Likewise, it is difficult to argue that the broad thrust of the Government's industrial relations legislation has failed. Many of the reforms embarked upon in the latter stages of Margaret Thatcher's premiership were undoubtedly deeply unpopular and some of her successor's remain likewise.

Trade union reform does not, however, fit that particular bill. The reforms that gave the unions back to their members through balloting were not only popular but have also been successful in economic terms. In 1979 there were more than 2,000 stoppages involving 4.6 million workers resulting in 29.5 million lost production days.
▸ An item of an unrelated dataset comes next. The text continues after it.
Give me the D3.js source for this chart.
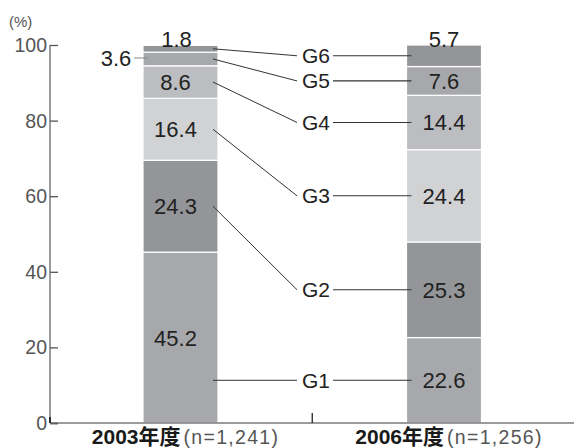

Last year there were just 253 disputes resulting in 528,000 stoppage days involving fewer than 150,000 employees.

Now undoubtedly recession has played its part in deterring industrial action in the same way that it has driven down wage demands to the point where manufacturing productivity gains have been outstripping pay settlements for the past 12 months.

In the wrong hands, the employment laws built up over the past 13 years could be a destructive weapon. Indeed, there are some disquieting aspects of the Trade Union Reform and Employment Rights Bill currently going through Parliament. Even the Confederation of British Industry, though broadly supportive of the Bill, questions whether allowing any citizen the right to take legal action if he or she is the victim of unlawful industrial action will lead to unwarranted interference by politically motivated activists.

But it cannot be right to characterise the body of legislation as an incentive for brutal managements to conduct industrial relations through compunction.

Indeed the breeze of industrial unrest rustling through the public and private sectors may even be a sign that employees are getting their nerve back again after two years of being cowed by recession and the fear of losing their jobs. It might even be a leading indicator of recovery on the way.